In his Dec. 9 Letter to the Editor, Norman Hills, a member of the Marion Alternative Energy Committee, condescendingly states that comments made by those of us who spoke against placing a wind turbine on Great Hill, or in any other residential area in Marion, are “uninformed” and our comments “unnecessary.” Moreover, he states: “Fear mongering and threats of litigation are tools for confusion.”
It is not “fear mongering” to cite the recent NIH funded study by Dr. Alec Salt that reveals the negative response of the human ear to the low frequency sounds generated by wind turbines. Nor is it threatening litigation when we speak of the negative effects on the lives of residents living near the current wind turbine in Falmouth and the decision of 18 of those residents to sue the town in order to mitigate the effects and to stop the construction of a second turbine. These are simply facts that must be factored into any decision by the town of Marion. It is not enough to state, as Mr. Hills does, that “A wind turbine is designed to do one thing; convert wind energy into electrical energy, nothing more.” There are other things that a turbine does. It makes noise, creates shadow-flicker, displaces birds, disturbs the tranquil nature of an area and negatively affects home values. One wonders if Mr. Hills would be so sanguine if the proposed turbine were to be placed on Front Street or in the harbor, changing the character of the part of town where he lives. A large commercial wind turbine, twice the size of the one at Mass. Maritime, clearly affects the character of the town as much as, if not more than, the Dunkin’ Donuts on Route 6, which was opposed by town planners and residents for more than eight years.
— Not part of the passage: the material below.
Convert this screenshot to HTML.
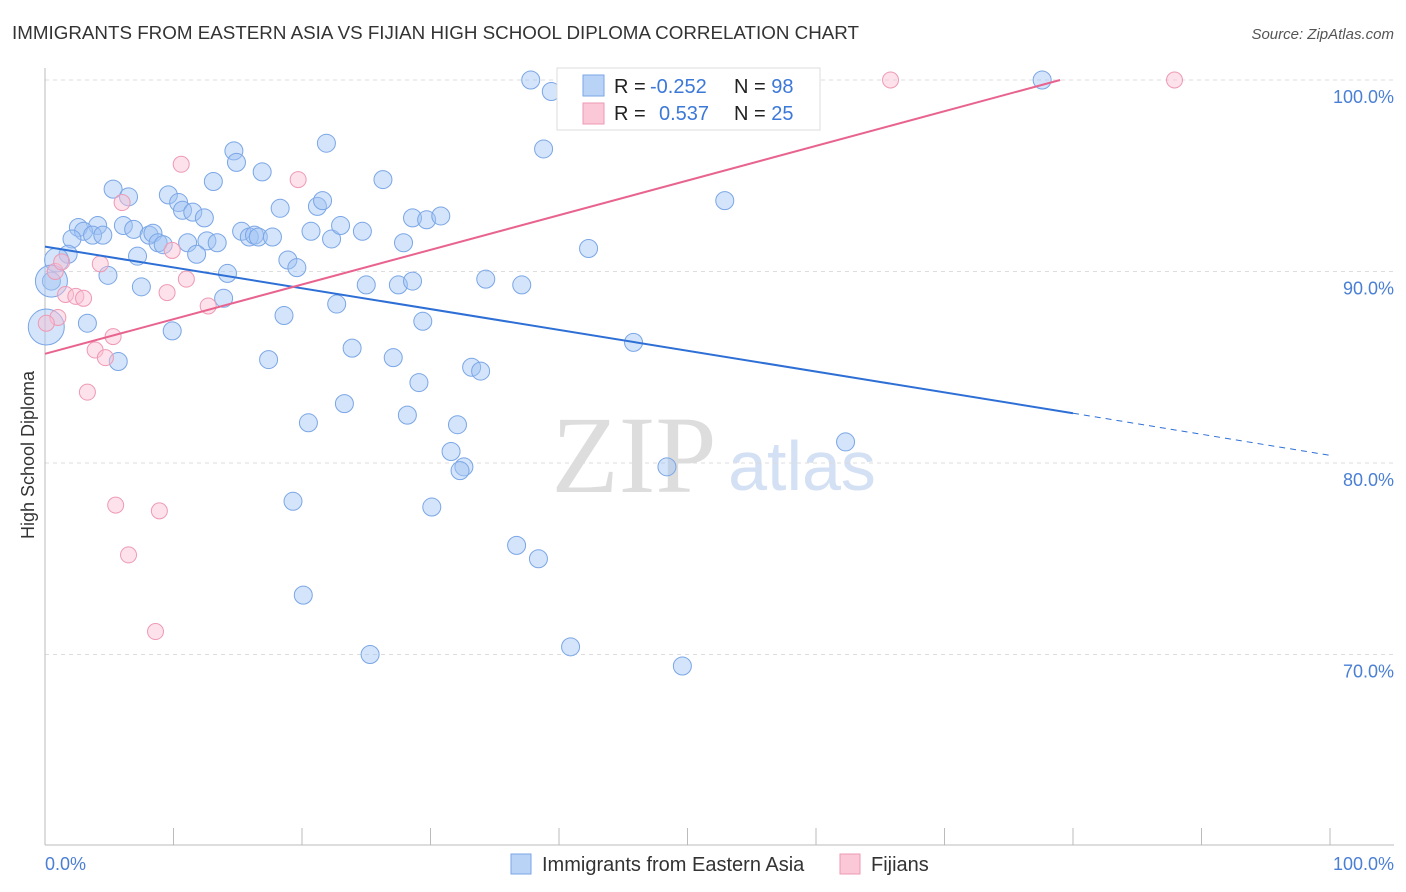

How much economic sense does a single turbine make when Cape Wind has won federal approval for a 468 megawatt project in the waters off Massachusetts, and Providence-based Deepwater Wind has applied to build the largest offshore wind farm in the United States – a 200 turbine project in federal waters between Rhode Island and Massachusetts – with “an undersea transmission network that would stretch from Massachusetts to New York and connect to multiple states to which the company could sell its power.”?
There is a far better, less detrimental way to achieve some local green energy. Fairhaven is in the process of installing solar panels on three public works buildings. It is one of 12 Massachusetts towns to receive federal stimulus funds for such a project. Bill Fitzgerald, Public Works superintendent, is quoted as saying: “In addition to cost savings and environmental benefits, the Patrick administration saw the solar piece as a great way to jump-start the market with Massachusetts-made components…It was designed to make Massachusetts a leader in solar and create jobs.”
In a similar nod to the viability of solar installations here in the South Coast, A.D. Makepeace has announced that it is moving ahead with plans for two solar energy projects in Wareham that will provide enough power to service more than 700 homes. To quote Michael P. Hogan, president and CEO of Makepeace: “solar power…has tremendous positive environmental impact and no negative impact.”
And that is all that we who oppose the siting of a wind turbine on Great Hill or in any residential area of Marion are asking for – a green solution with no negative impact.